Photo: Johanna via Statigram
In Eric Ries’ acclaimed bestseller The Lean Startup, he makes it clear that little bets, or “experiments”, are critical to moving a business forward in a safe fashion… if you cannot fail, you cannot learn.
This isn’t just true for companies — it’s true for you. Getting it wrong helps you get it right. Making mistakes is vital to improvement.
“…Jevons is making a more subtle case for the role of error in innovation, because error is not simply a phase you have to suffer through on the way to genius. Error often creates a path that leads you out of your comfortable assumptions. De Forest was wrong about the utility of gas as a detector, but he kept probing at the edges of that error, until he hit upon something that was genuinely useful. Being right keeps you in place. Being wrong forces you to explore.
Taking tests increases performance – even when you fail the tests. Deliberately making mistakes during training led to better learning than being taught to prevent errors.
“…the group encouraged to make errors not only exhibited greater feelings of self-efficacy, but because they had learned to figure their own way out of mistakes, they were also far faster and more accurate in how they used the software later on.”
So why don’t we all just go make more mistakes? Oh yeah…
Fear of failure is one of the most powerful feelings.

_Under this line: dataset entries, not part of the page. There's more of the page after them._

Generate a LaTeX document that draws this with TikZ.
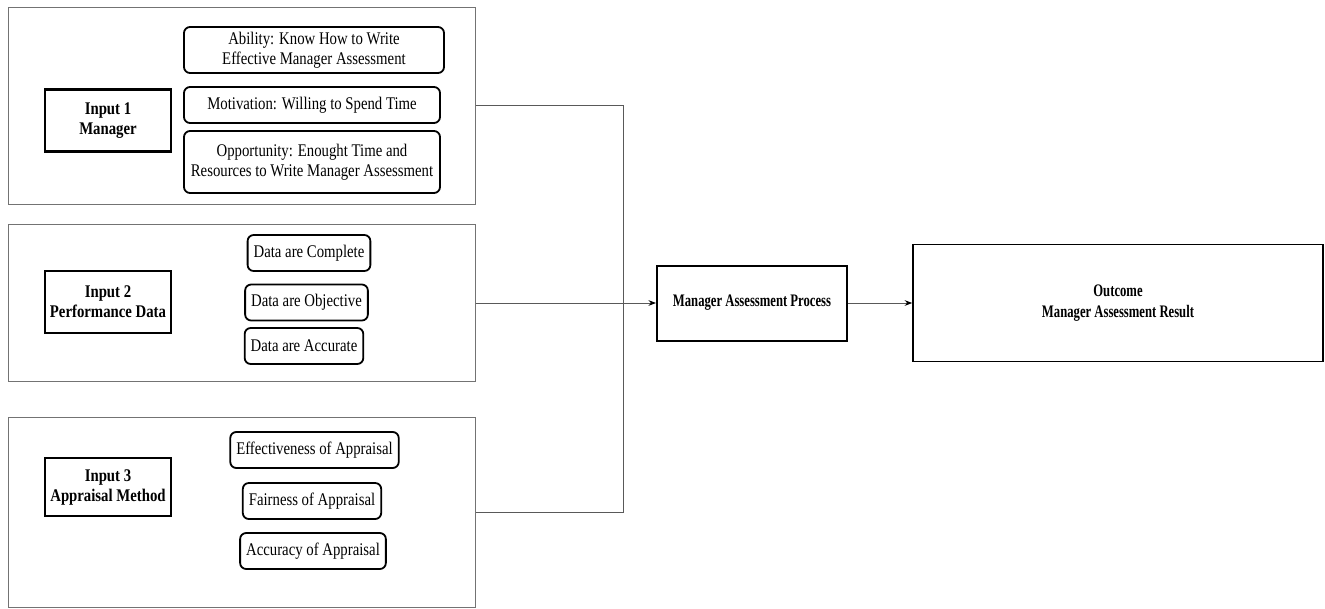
\documentclass[tikz,border=0pt]{standalone}
\usepackage{fontspec}
\setmainfont{Liberation Serif}
\newfontfamily\nrwfont{Liberation Serif}[FakeStretch=0.83]
\newfontfamily\prcfont{Liberation Serif}[FakeStretch=0.72]
\usetikzlibrary{arrows.meta,positioning}

\begin{document}
\begin{tikzpicture}[x=1pt,y=-1pt,>=Stealth]
\tikzstyle{grp}=[draw=black!55,line width=1pt,minimum width=467pt]
\tikzstyle{inp}=[draw,line width=2.2pt,minimum width=126pt,minimum height=62pt,font=\nrwfont\fontsize{17.8}{20}\selectfont\bfseries,align=center]
\tikzstyle{itm}=[draw,rounded corners=6pt,line width=1.8pt,minimum height=36pt,inner xsep=6pt,font=\nrwfont\fontsize{17.8}{20}\selectfont,align=center]
\tikzstyle{prc}=[draw,line width=2pt,font=\prcfont\fontsize{17.6}{21.5}\selectfont\bfseries,align=center]
\tikzstyle{conn}=[draw=black!65,line width=1pt]
\useasboundingbox (0,0) rectangle (1325,608);
% input groups
\node[grp,minimum height=197pt] (g1) at (241.5,105.5) {};
\node[grp,minimum height=157pt] (g2) at (241.5,303) {};
\node[grp,minimum height=190pt] (g3) at (241.5,512) {};
\node[inp] (in1) at (108,120.5) {Input 1\\Manager};
\node[inp] (in2) at (108,302) {Input 2\\Performance Data};
\node[inp,minimum height=58pt] (in3) at (108,487) {Input 3\\Appraisal Method};
% manager items
\node[itm,minimum width=260pt,minimum height=46pt] (abl) at (314,50) {Ability: Know How to Write\\Effective Manager Assessment};
\node[itm,minimum width=256pt] (mot) at (312,105) {Motivation: Willing to Spend Time};
\node[itm,minimum width=256pt,minimum height=62pt] (opp) at (312,162) {Opportunity: Enought Time and\\Resources to Write Manager Assessment};
% data items
\foreach \n/\x/\y/\t in {dcp/309/253/Complete,dob/306.5/302.5/Objective,dac/304/346/Accurate}
  \node[itm] (\n) at (\x,\y) {Data are \t};
% appraisal items
\foreach \n/\x/\y/\t in {aef/314.5/450/Effectiveness,afa/312/501/Fairness,aac/313/551/Accuracy}
  \node[itm] (\n) at (\x,\y) {\t\ of Appraisal};
% process and outcome
\node[prc,minimum width=190pt,minimum height=75pt] (proc) at (752,303) {Manager Assessment Process};
\node[prc,minimum width=410pt,minimum height=117pt,line width=1.6pt] (out) at (1118,303) {Outcome\\Manager Assessment Result};
% connectors
\draw[conn] (g1.east) -- ++(148,0) |- (g3.east);
\draw[conn,-{Stealth[black]}] (g2.east) -- (proc.west);
\draw[conn,-{Stealth[black]}] (proc.east) -- (out.west);
\end{tikzpicture}
\end{document}
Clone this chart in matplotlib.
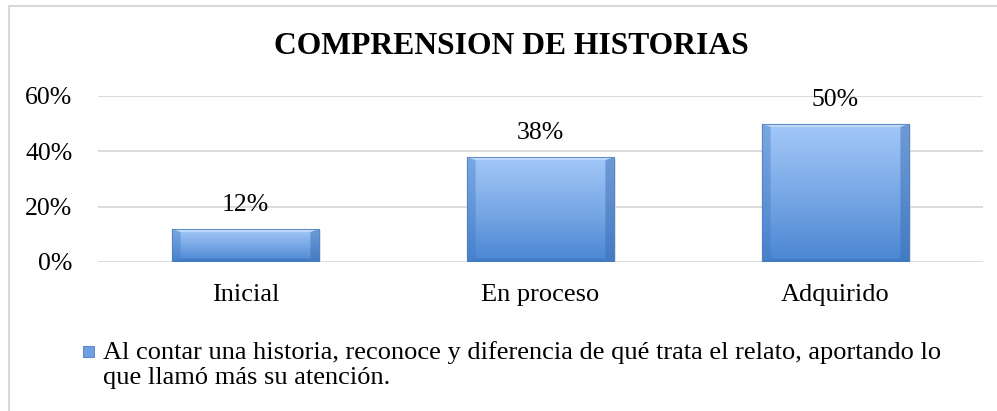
import numpy as np
import matplotlib.pyplot as plt
from matplotlib.patches import Rectangle, Polygon
from matplotlib.colors import LinearSegmentedColormap

plt.rcParams['font.family'] = ['Liberation Serif', 'DejaVu Serif']

categories = ['Inicial', 'En proceso', 'Adquirido']
values = [0.12, 0.38, 0.50]
value_labels = ['12%', '38%', '50%']
yticks = [0, 0.2, 0.4, 0.6]
ytick_labels = ['0%', '20%', '40%', '60%']
title = 'COMPRENSION DE HISTORIAS'
legend_text = ('Al contar una historia, reconoce y diferencia de qué trata el relato, aportando lo\n'
               'que llamó más su atención.')

fig = plt.figure(figsize=(9.97, 4.11), dpi=100)
# light chart-area border (only left/top visible in the crop)
fig.patches.append(Rectangle((8.5 / 997, -0.1), 1.2, 1.1 - 6.5 / 411, transform=fig.transFigure,
                             fill=False, edgecolor='#d9d9d9', linewidth=1.5))

ax = fig.add_axes([98 / 997, 149 / 411, 885 / 997, 166 / 411])
ax.set_xlim(-0.5, 2.5)
ax.set_ylim(0, 0.6)

cmap = LinearSegmentedColormap.from_list('bar', ['#4a86d2', '#7aa9e6', '#a3c8f8'])
grad = np.linspace(0, 1, 256).reshape(-1, 1)
width = 0.5
bars = ax.bar(range(len(values)), values, width=width, color='none', zorder=3)
for b in bars:
    x0, y0 = b.get_x(), b.get_y()
    w, h = b.get_width(), b.get_height()
    # soft shadow
    ax.add_patch(Rectangle((x0 + 0.005, y0 - 0.006), w, h, facecolor='#cccccc', edgecolor='none',
                           alpha=0.6, zorder=2))
    im = ax.imshow(grad, cmap=cmap, extent=(x0, x0 + w, y0, y0 + h), aspect='auto',
                   origin='lower', zorder=3)
    im.set_clip_path(Rectangle((x0, y0), w, h, transform=ax.transData))
    # bevel edges
    dx, dy = 0.03, 0.012
    ax.add_patch(Polygon([(x0, y0 + h), (x0 + w, y0 + h), (x0 + w - dx, y0 + h - dy), (x0 + dx, y0 + h - dy)],
                         closed=True, facecolor='#c6def9', edgecolor='none', alpha=0.8, zorder=4))
    ax.add_patch(Polygon([(x0, y0), (x0, y0 + h), (x0 + dx, y0 + h - dy), (x0 + dx, y0 + dy)],
                         closed=True, facecolor='#3f78c2', edgecolor='none', alpha=0.4, zorder=4))
    ax.add_patch(Polygon([(x0 + w, y0), (x0 + w, y0 + h), (x0 + w - dx, y0 + h - dy), (x0 + w - dx, y0 + dy)],
                         closed=True, facecolor='#3a6fb5', edgecolor='none', alpha=0.5, zorder=4))
    ax.add_patch(Polygon([(x0, y0), (x0 + w, y0), (x0 + w - dx, y0 + dy), (x0 + dx, y0 + dy)],
                         closed=True, facecolor='#3a6fb5', edgecolor='none', alpha=0.5, zorder=4))
    ax.add_patch(Rectangle((x0, y0), w, h, fill=False, edgecolor='#4f7fbf', linewidth=0.6, zorder=5))

for i, (v, lab) in enumerate(zip(values, value_labels)):
    ax.text(i, v + 0.087, lab, ha='center', va='center', fontsize=18.5, zorder=6)

ax.set_yticks(yticks)
ax.set_yticklabels(ytick_labels, fontsize=18.5)
ax.set_xticks(range(len(categories)))
ax.set_xticklabels(categories, fontsize=19)
ax.tick_params(axis='both', length=0)
ax.tick_params(axis='y', pad=18.5)
ax.tick_params(axis='x', pad=16)
ax.grid(axis='y', color='#d9d9d9', linewidth=1.3, zorder=0)
ax.set_axisbelow(True)
for s in ax.spines.values():
    s.set_visible(False)

fig.text(511 / 997, 1 - 47 / 411, title, ha='center', va='center', fontsize=22.8, fontweight='bold')

# legend marker and text
fig.patches.append(Rectangle((83 / 997, 1 - 357 / 411), 11 / 997, 11 / 411, transform=fig.transFigure,
                             facecolor='#6f9fe0', edgecolor='#4a7bc0', linewidth=0.6))
fig.text(103 / 997, 1 - 341 / 411, legend_text, ha='left', va='top', fontsize=19, linespacing=1.15)

fig.savefig('out.png', dpi=100)
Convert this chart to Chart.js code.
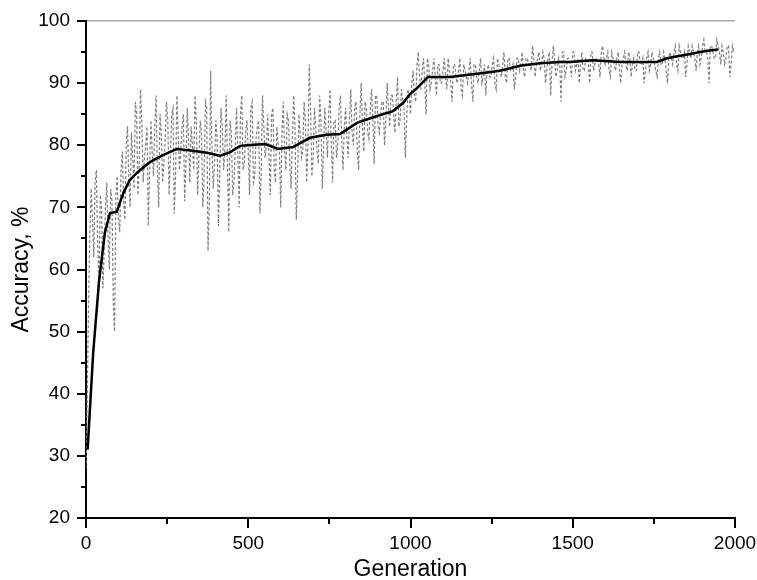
<!DOCTYPE html>
<html>
<head>
<meta charset="utf-8">
<script src="https://cdn.jsdelivr.net/npm/chart.js@4/dist/chart.umd.min.js"></script>
<style>
  html, body { margin: 0; padding: 0; background: #fff; }
  #wrap { width: 757px; height: 580px; }
</style>
</head>
<body>
<div id="wrap"><canvas id="acc-chart" width="757" height="580"></canvas></div>
<script>
// raw accuracy, generations 0, 8, 16, ... 2000
const rawStep = 8;
const rawAccuracyEven = [
  28, 55, 73, 62, 76, 58, 70, 63, 74, 60, 71, 50, 75, 66, 79, 68, 83, 70, 78, 87, 72, 89, 74, 80, 67,
  84, 75, 88, 70, 82, 77, 87, 72, 85, 69, 88, 76, 83, 71, 86, 74, 80, 88, 72, 84, 70, 87, 63, 92, 73,
  84, 67, 86, 76, 88, 66, 82, 74, 86, 70, 88, 77, 84, 72, 87, 75, 83, 69, 88, 78, 85, 72, 86, 74, 80,
  70, 87, 76, 84, 73, 88, 68, 85, 78, 87, 74, 93, 75, 86, 79, 88, 73, 86, 78, 89, 74, 84, 80, 88, 76,
  86, 78, 89, 80, 87, 76, 90, 79, 86, 81, 89, 77, 88, 82, 87, 80, 90, 83, 88, 82, 91, 84, 87, 78, 89,
  85, 92, 87, 95, 89, 94, 85, 93, 90, 94, 88, 93, 90, 94, 89, 92, 87, 93, 90, 94, 88, 92, 90, 94, 87,
  93, 90, 94, 91, 88, 93, 91, 94, 89, 93, 91, 95, 90, 94, 92, 89, 94, 92, 95, 91, 94, 93, 96, 91, 94,
  92, 95, 90, 94, 88, 96, 91, 94, 87, 95, 92, 94, 91, 95, 93, 90, 95, 92, 94, 90, 95, 93, 94, 91, 96,
  93, 95, 91, 94, 92, 95, 90, 94, 93, 95, 91, 94, 92, 95, 93, 90, 94, 92, 95, 93, 91, 95, 93, 94, 90,
  95, 93, 96, 92, 95, 94, 91, 96, 94, 95, 92, 96, 94, 97, 95, 90, 96, 94, 97, 95, 96, 93, 96, 91, 96, 95
];
// raw accuracy, generations 4, 12, 20, ... 1996
const rawAccuracyOdd = [
  40, 66, 68, 74, 64, 72, 57, 70, 65, 73, 55, 72, 68, 76, 71, 80, 74, 82, 73, 85, 77, 84, 78, 83, 76,
  79, 83, 76, 85, 74, 81, 84, 78, 86, 75, 82, 79, 85, 77, 81, 83, 76, 84, 78, 82, 75, 86, 70, 80, 77,
  81, 75, 83, 79, 77, 84, 72, 80, 78, 85, 76, 82, 79, 86, 74, 81, 84, 76, 83, 80, 78, 85, 76, 83, 79,
  82, 79, 85, 77, 81, 83, 75, 82, 79, 84, 80, 86, 78, 83, 77, 84, 79, 82, 85, 80, 84, 78, 86, 81, 83,
  81, 84, 82, 86, 79, 85, 83, 87, 82, 86, 84, 88, 83, 85, 87, 84, 86, 88, 85, 87, 83, 89, 86, 84, 88,
  90, 88, 93, 91, 92, 90, 94, 89, 92, 91, 93, 90, 92, 91, 94, 90, 93, 91, 92, 89, 93, 91, 92, 90, 93,
  91, 92, 90, 93, 92, 91, 93, 90, 94, 92, 93, 91, 94, 92, 93, 91, 94, 93, 92, 94, 93, 92, 94, 93, 95,
  93, 94, 92, 95, 93, 94, 92, 93, 95, 91, 94, 93, 95, 92, 94, 93, 92, 94, 93, 95, 92, 94, 93, 95, 94,
  94, 92, 95, 93, 94, 92, 93, 95, 92, 94, 93, 92, 95, 93, 94, 92, 95, 93, 94, 92, 94, 93, 95, 92, 94,
  94, 95, 93, 96, 94, 95, 93, 95, 96, 94, 95, 93, 96, 95, 94, 96, 95, 94, 96, 93, 95, 94, 96, 93, 95
];

// smoothed accuracy
const smoothGen = [5, 22, 40, 58, 74, 95, 115, 135, 160, 197, 237, 280, 330, 372, 413, 444, 475, 496,
  552, 592, 638, 690, 742, 783, 835, 885, 946, 977, 998, 1020, 1054, 1122, 1205, 1276, 1337, 1399,
  1461, 1492, 1563, 1646, 1760, 1790, 1861, 1914, 1948];
const smoothAccuracy = [31, 46.5, 58, 65.9, 69.1, 69.3, 72.3, 74.4, 75.7, 77.3, 78.4, 79.4, 79.1, 78.8,
  78.3, 78.9, 79.9, 80.0, 80.2, 79.4, 79.7, 81.2, 81.7, 81.8, 83.6, 84.5, 85.5, 86.8, 88.2, 89.2, 91.0,
  91.0, 91.5, 92.0, 92.8, 93.2, 93.4, 93.4, 93.7, 93.4, 93.4, 94.0, 94.7, 95.2, 95.4];

const xTicks = [0, 500, 1000, 1500, 2000];
const yTicks = [20, 30, 40, 50, 60, 70, 80, 90, 100];

const FONT = "'Liberation Sans', Arial, sans-serif";

function rawPoints() {
  const pts = [];
  rawAccuracyEven.forEach((v, i) => {
    pts.push({ x: i * rawStep, y: v });
    if (i < rawAccuracyOdd.length) pts.push({ x: i * rawStep + rawStep / 2, y: rawAccuracyOdd[i] });
  });
  return pts;
}

// outward major/minor tick marks, Origin style
const tickMarks = {
  id: "tickMarks",
  afterDraw(chart) {
    const { ctx, chartArea, scales } = chart;
    ctx.save();
    ctx.strokeStyle = "#000";
    ctx.lineWidth = 2;
    for (let v = 0; v <= 2000; v += 250) {
      const x = Math.round(scales.x.getPixelForValue(v));
      const len = v % 500 === 0 ? 10 : 6;
      ctx.beginPath();
      ctx.moveTo(x, chartArea.bottom);
      ctx.lineTo(x, chartArea.bottom + len);
      ctx.stroke();
    }
    for (let v = 20; v <= 100; v += 5) {
      const y = Math.round(scales.y.getPixelForValue(v));
      const len = v % 10 === 0 ? 9 : 5;
      ctx.beginPath();
      ctx.moveTo(chartArea.left, y);
      ctx.lineTo(chartArea.left - len, y);
      ctx.stroke();
    }
    ctx.restore();
  },
};

new Chart(document.getElementById("acc-chart"), {
  type: "line",
  data: {
    datasets: [
      {
        label: "Smoothed",
        data: smoothGen.map((g, i) => ({ x: g, y: smoothAccuracy[i] })),
        borderColor: "#000",
        borderWidth: 2.5,
        pointRadius: 0,
        tension: 0,
        order: 0,
      },
      {
        label: "Raw",
        data: rawPoints(),
        borderColor: "#7e7e7e",
        borderWidth: 1.2,
        borderDash: [3, 2],
        pointRadius: 0,
        tension: 0,
        order: 1,
      },
    ],
  },
  options: {
    responsive: false,
    animation: false,
    layout: { padding: { left: 0, right: 22, top: 21, bottom: 0 } },
    plugins: { legend: { display: false }, tooltip: { enabled: false } },
    scales: {
      x: {
        type: "linear",
        min: 0,
        max: 2000,
        afterBuildTicks: (scale) => { scale.ticks = xTicks.map((v) => ({ value: v })); },
        afterFit: (scale) => {
          scale.height = 62;
          scale.paddingLeft = 0;
          scale.paddingRight = 0;
        },
        grid: { display: false, drawTicks: false },
        border: { display: true, color: "#000", width: 2 },
        ticks: {
          color: "#000",
          padding: 14,
          maxRotation: 0,
          font: { family: FONT, size: 19 },
          callback: (v) => String(v),
        },
        title: {
          display: true,
          text: "Generation",
          color: "#000",
          padding: { top: 0, bottom: 0 },
          font: { family: FONT, size: 23, lineHeight: 0.9 },
        },
      },
      y: {
        min: 20,
        max: 100,
        afterBuildTicks: (scale) => { scale.ticks = yTicks.map((v) => ({ value: v })); },
        afterFit: (scale) => {
          scale.width = 86;
          scale.paddingTop = 0;
          scale.paddingBottom = 0;
        },
        grid: {
          drawTicks: false,
          color: (c) => (c.tick && c.tick.value === 100 ? "#a8a8a8" : "rgba(0,0,0,0)"),
          lineWidth: 1.5,
        },
        border: { display: true, color: "#000", width: 2 },
        ticks: {
          color: "#000",
          padding: 16,
          font: { family: FONT, size: 19 },
          callback: (v) => String(v),
        },
        title: {
          display: true,
          text: "Accuracy, %",
          color: "#000",
          padding: { top: 10, bottom: 0 },
          font: { family: FONT, size: 23, lineHeight: 1 },
        },
      },
    },
  },
  plugins: [tickMarks],
});
</script>
</body>
</html>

“In a surprising 2008 study, researchers at the University of Bath, UK, found that the fear of failure drives consumers far more than the promise of success; the latter oddly tends to paralyze us, while the former spurs us on (and pries open our wallets). In fact, as the study found, the most powerful persuader of all was giving consumers a glimpse of some future “feared self.”
You know what the funny thing is? It’s never as bad as you think. Really.
Daniel Gilbert, author of Stumbling on Happiness has studied how long people feel lousy after bad things happen. The answer? Not nearly as long as they guess. You anticipate regret will be much more painful than it actually is. Studies show we all consistently overestimate how regret affects us.
Why is this? You don’t take into consideration your amazing ability to rationalize bad events and absolve yourself of responsibility. Regret hurts, but due to rationalizing it is not nearly as bad as we anticipate.
When we fear failure we limit our ability to succeed. “Both hope and despair are self-fulfilling prophecies.”
“…the brain does not want the body to expend its resources unless we have a reasonable chance of success. Our physical strength is not accessible to us if the brain does not believe in the outcome, because the worst possible thing for humans to do is to expend all of our resources and fail. If we do not believe we can make it, we will not get the resources we need to make it. The moment we believe, the gates are opened, and a flood of energy is unleashed. Both hope and despair are self-fulfilling prophecies.”
What do experts and geniuses do?
The shift to focusing on negative feedback — failure — is one of the marks of an expert mindset.
“Our predictions were extremely accurate,” Zimmerman said. “This showed that experts practice differently and far more strategically. When they fail, they don’t blame it on luck or themselves. They have a strategy they can fix.”
How about creative geniuses? They regard failure as a learning experience and grow from it.
…when they fail, they do not waste much time lamenting; blaming; or, at the extreme, quitting. Instead, regarding the failure as a learning experience, they try to build upon its lessons in their future endeavours. Framing is most succinctly captured in aphorism by French economist and visionary Jean Monnet: “I regard every defeat as an opportunity.”
Neuroscience research has shown that when we learn from our failures we don’t feel as bad about them.
Reframe a failure to find the benefit, even if it’s just a tiny nugget… Sarah Banks and colleagues have provided fMRI evidence that this act of consciously putting a positive spin on things actually changes brain activity patterns, specifically by engaging areas of the prefrontal cortex, which in turn dampens the response from the amygdalae. Consummate reformers like Wyeth and Meili seem able to tame their amygdalae, and thus negative thoughts, in order to translate even the most difficult circumstances into an affirmative challenge.
But this advice isn’t just for experts and geniuses. Daniel Pink’s The Adventures of Johnny Bunko: The Last Career Guide You’ll Ever Need conveys a number of principles about the world of work that everyone should take note of. Not the least of which is: Make excellent mistakes.
So What Should You Do?
Make “little bets.” What’s a little bet?
A small experiment that tests a theory. It’s just big enough to give you the answer you need but not so big that it wastes too much precious time, money or resources.
A little bet allows you to break out of your comfort zone and try something new knowing that if it doesn’t work out you can quickly recover and try something else.
In Cal Newport’s book So Good They Can’t Ignore You he recommends little bets for someone trying to develop their skills and create a career:
“The important thing about little bets is that they’re bite-sized. You try one. It takes a few months at most. It either succeeds or fails, but either way you get important feedback to guide your next steps. This approach stands in contrast to the idea of choosing a bold plan and making one big bet on its success.”
If you want to test a theory or master a subject you need solid feedback and you need it fast. Failure is the clearest feedback and little bets are the safest way to fail.
Get out there and fail … so you can succeed.